Given request:
Locate all lines with the word "chart". Copy them.
start Data lines
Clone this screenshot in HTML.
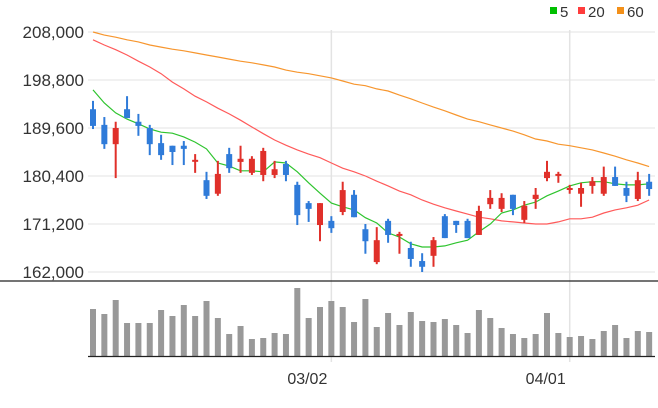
<!DOCTYPE html>
<html><head><meta charset="utf-8"><style>
body{margin:0;background:#fff;}
svg{display:block;font-family:"Liberation Sans",sans-serif;}
</style></head><body>
<svg id="chart" width="658" height="408">
<g id="grid"></g>
<g id="vol"></g>
<g id="ma"></g>
<g id="candles"></g>
<g id="axes"></g>
<g>
<rect x="550" y="7" width="7" height="7" fill="#00c000"/>
<text x="560" y="17" font-size="15" fill="#333">5</text>
<rect x="578" y="7" width="7" height="7" fill="#ff3c3c"/>
<text x="588" y="17" font-size="15" fill="#333">20</text>
<rect x="617" y="7" width="7" height="7" fill="#f39019"/>
<text x="627" y="17" font-size="15" fill="#333">60</text>
</g>
</svg>
<script>
const openP=[193200,190200,186500,193200,190800,189600,186700,186200,186200,183300,179600,177000,184600,183100,181000,180600,180600,182700,178700,175200,171000,171800,173500,176800,170200,163900,171800,169100,166600,164100,165100,172700,171800,171800,169100,175000,174100,176800,172000,176000,180000,180600,177900,177000,178500,177000,180200,178100,176000,179300];
const highP=[194800,191700,190800,195700,192300,190200,188300,186200,187100,184600,181200,183300,185800,186200,184200,185800,183300,183300,179300,175600,175200,172700,179300,177700,171200,170600,172200,169700,167800,165600,168700,173100,171800,172200,174700,177700,177100,176800,175600,178100,183300,181200,178700,179100,180200,182200,182200,179300,181200,180800];
const lowP=[189400,185600,180000,191500,188100,184400,183500,182500,182500,181000,176000,176600,181000,181000,180600,179400,180000,179400,171000,171600,167900,169500,172900,172500,165500,163500,167600,165500,163000,162000,163000,168500,169500,168500,169100,174100,173500,172900,171400,174100,179400,179100,177000,174500,177000,176600,178500,175400,175600,176600];
const closeP=[190000,186500,189600,191500,190000,186500,184400,185000,185600,183500,176600,180800,181900,183700,183700,185200,181700,180600,172900,174100,175200,170400,177700,172500,167900,168100,169100,169300,164500,163000,168100,168500,171000,168500,173700,176200,176200,174100,174700,176800,181200,180800,178100,178100,179400,180200,178500,176600,179600,177900];
const ma5=[196900,194400,192500,191300,190400,189400,188800,188600,187900,186900,185600,182900,182300,181400,181400,181200,183100,182900,181200,179100,177100,175200,174500,173900,172400,171400,169500,168700,167400,166800,166800,167000,167600,168100,169700,171200,173300,173900,174800,175400,176600,177500,178500,179100,179300,179300,178900,178700,178700,178900];
const ma20=[206500,205500,204600,203600,202400,201300,200000,198400,197100,195700,194600,193400,192300,191100,189800,188500,187300,186300,185400,184600,183900,182900,181900,181200,180400,179400,178500,177500,176800,175800,175000,174300,173700,173100,172500,172200,171800,171600,171400,171200,171200,171600,172200,172200,172500,173300,173900,174300,174800,175800];
const ma60=[208000,207400,207000,206500,206100,205500,205100,204700,204400,204000,203600,203200,202800,202400,202100,201700,201300,200700,200300,200000,199600,199200,198600,198000,197700,197100,196700,195900,195200,194400,193600,192900,192100,191300,190800,190200,189600,189000,188300,187500,187100,186500,186200,185800,185400,184800,184200,183500,182900,182200];
const volume=[47,42,56,33,33,33,46,40,51,40,55,38,22,30,17,18,23,22,68,38,49,55,49,34,57,29,43,31,44,35,34,37,31,23,46,38,28,22,18,22,43,23,19,20,17,25,31,18,25,24];
const yTicks=[208000,198800,189600,180400,171200,162000];
const xLabels=[{i:21,t:"03/02"},{i:42,t:"04/01"}];

const NS="http://www.w3.org/2000/svg";
const X0=93,DX=11.35;
const PMAX=208000,PMIN=162000,YT=32,YB=272;
const VB=356,VH=75,VMAX=75;
function xs(i){return X0+i*DX;}
function ys(p){return YT+(PMAX-p)/(PMAX-PMIN)*(YB-YT);}
function yv(v){return VB-v/VMAX*VH;}
function mk(tag,attrs,parent){const e=document.createElementNS(NS,tag);for(const k in attrs)e.setAttribute(k,attrs[k]);parent.appendChild(e);return e;}
const grid=document.getElementById('grid'),axes=document.getElementById('axes');
yTicks.forEach(function(t){
  const g=mk('line',{x1:88,x2:655,y1:ys(t),y2:ys(t),stroke:'#e3e3e3','stroke-width':1},grid);
  
  
  const tx=mk('text',{x:84,y:ys(t)+6,'text-anchor':'end','font-size':17,fill:'#333'},axes);
  tx.textContent=t.toLocaleString('en-US');
  
  
});
xLabels.forEach(function(l){
  const vl=mk('line',{x1:xs(l.i),x2:xs(l.i),y1:YT-2,y2:362,stroke:'#e3e3e3','stroke-width':1.5},grid);
  
  
  const tx=mk('text',{x:xs(l.i)-24,y:384,'text-anchor':'middle','font-size':16,fill:'#333'},axes);
  tx.textContent=l.t;
  
  
});
const l1=mk('line',{x1:0,x2:658,y1:281,y2:281,stroke:'#222','stroke-width':1.2},axes);


const l2=mk('line',{x1:88,x2:655,y1:356.5,y2:356.5,stroke:'#222','stroke-width':1.2},axes);


const vol=document.getElementById('vol');
volume.forEach(function(v,i){
  const r=mk('rect',{x:xs(i)-3,y:yv(v),width:6,height:VB-yv(v),fill:'#999'},vol);
  
  
});
const ma=document.getElementById('ma');
[[ma60,'#f7962e','ma60-line'],[ma20,'#ff5a5a','ma20-line'],[ma5,'#2ec42e','ma5-line']].forEach(function(s){
  const pts=s[0].map(function(p,i){return xs(i).toFixed(1)+','+ys(p).toFixed(1);}).join(' ');
  const pl=mk('polyline',{points:pts,fill:'none',stroke:s[1],'stroke-width':1.2},ma);
  
  
});
const cg=document.getElementById('candles');
openP.forEach(function(o,i){
  const c=closeP[i];const col=c>=o?'#e0302a':'#2f7bd9';
  const w=mk('rect',{x:xs(i)-1,y:ys(highP[i]),width:2,height:ys(lowP[i])-ys(highP[i]),fill:col},cg);
  
  
  const top=ys(Math.max(o,c)),bot=ys(Math.min(o,c));
  const b=mk('rect',{x:xs(i)-3,y:top,width:6,height:Math.max(2,bot-top),fill:col},cg);
  
  
});
</script>
</body></html>
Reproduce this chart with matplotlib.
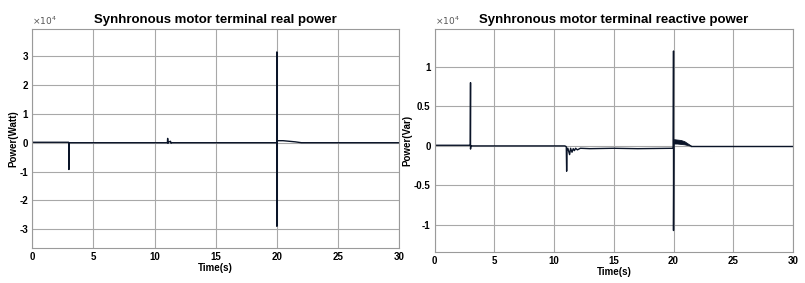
import matplotlib.pyplot as plt
from matplotlib.ticker import FuncFormatter

plt.rcParams['font.family'] = ['Liberation Sans', 'DejaVu Sans']
plt.rcParams['axes.unicode_minus'] = False

# Real power (W) at the motor terminal
t_real = [0, 2.98, 3.0, 3.0, 3.02, 10.9, 11.05, 11.07, 11.1, 11.15, 11.3, 11.35,
          11.4, 12, 19.98, 20.0, 20.0, 20.02, 20.05, 20.5, 21, 21.5, 22, 30]
p_real = [150, 150, 0, -9300, 0, 0, 0, 1500, -200, 200, 500, -200,
          0, 0, 0, 31500, -29000, 800, 700, 700, 500, 300, 0, 0]

# Reactive power (Var) at the motor terminal
t_react = [0, 2.98, 3.0, 3.0, 3.03, 3.1, 10.9, 11.02, 11.05, 11.08, 11.15, 11.3,
           11.38, 11.5, 11.6, 11.7, 11.8, 11.95, 12.2, 13, 15, 17, 19.98,
           20.0, 20.0, 20.03]
q_react = [80, 80, 8000, -400, 0, 0, 0, -100, -3200, -300, -300, -1100,
           -300, -800, -350, -600, -300, -500, -300, -350, -300, -350, -300,
           12000, -10700, 400]
# oscillating band right after the 20 s disturbance
t_band = [20.03, 20.3, 20.6, 20.9, 21.2, 21.5]
q_band_hi = [850, 800, 750, 600, 300, 0]
q_band_lo = [300, 300, 250, 200, 100, 0]
t_tail = [21.5, 25, 30]
q_tail = [0, 0, 0]

line_color = '#0a1428'
x_ticks = [0, 5, 10, 15, 20, 25, 30]

fig = plt.figure(figsize=(8.05, 2.83), dpi=100)
ax1 = fig.add_axes([0.040, 0.124, 0.456, 0.774])
ax2 = fig.add_axes([0.540, 0.110, 0.445, 0.788])

fmt = FuncFormatter(lambda v, pos: f'{v / 1e4:g}')

ax1.plot(t_real, p_real, color=line_color, linewidth=1.0)
ax1.set_ylim(-3.65e4, 3.95e4)
ax1.set_yticks([-3e4, -2e4, -1e4, 0, 1e4, 2e4, 3e4])
ax1.set_title('Synhronous motor terminal real power', fontsize=9.5, fontweight='bold', pad=4)
ax1.set_ylabel('Power(Watt)', fontsize=7, fontweight='bold', labelpad=1)

ax2.plot(t_react, q_react, color=line_color, linewidth=1.0)
ax2.fill_between(t_band, q_band_lo, q_band_hi, color=line_color, linewidth=0.6)
ax2.plot(t_tail, q_tail, color=line_color, linewidth=1.0)
ax2.set_ylim(-1.34e4, 1.48e4)
ax2.set_yticks([-1e4, -0.5e4, 0, 0.5e4, 1e4])
ax2.set_title('Synhronous motor terminal reactive power', fontsize=9.5, fontweight='bold', pad=4)
ax2.set_ylabel('Power(Var)', fontsize=7, fontweight='bold', labelpad=1)

for ax in (ax1, ax2):
    ax.set_xlim(0, 30)
    ax.set_xticks(x_ticks)
    ax.yaxis.set_major_formatter(fmt)
    ax.grid(True, color='#a8a8a8', linewidth=0.8)
    ax.set_axisbelow(True)
    ax.tick_params(length=0, labelsize=7, pad=3)
    for lbl in ax.get_xticklabels() + ax.get_yticklabels():
        lbl.set_fontweight('bold')
    for s in ax.spines.values():
        s.set_color('#9a9a9a')
        s.set_linewidth(0.8)
    ax.set_xlabel('Time(s)', fontsize=7, fontweight='bold', labelpad=1)
    ax.text(0.0, 1.01, r'$\times10^4$', transform=ax.transAxes, fontsize=6.5,
            color='#555555', ha='left', va='bottom')

fig.savefig('out.png', dpi=100)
end Data lines
Response to the task:
<svg id="chart" width="658" height="408">
Reproduce this chart with matplotlib.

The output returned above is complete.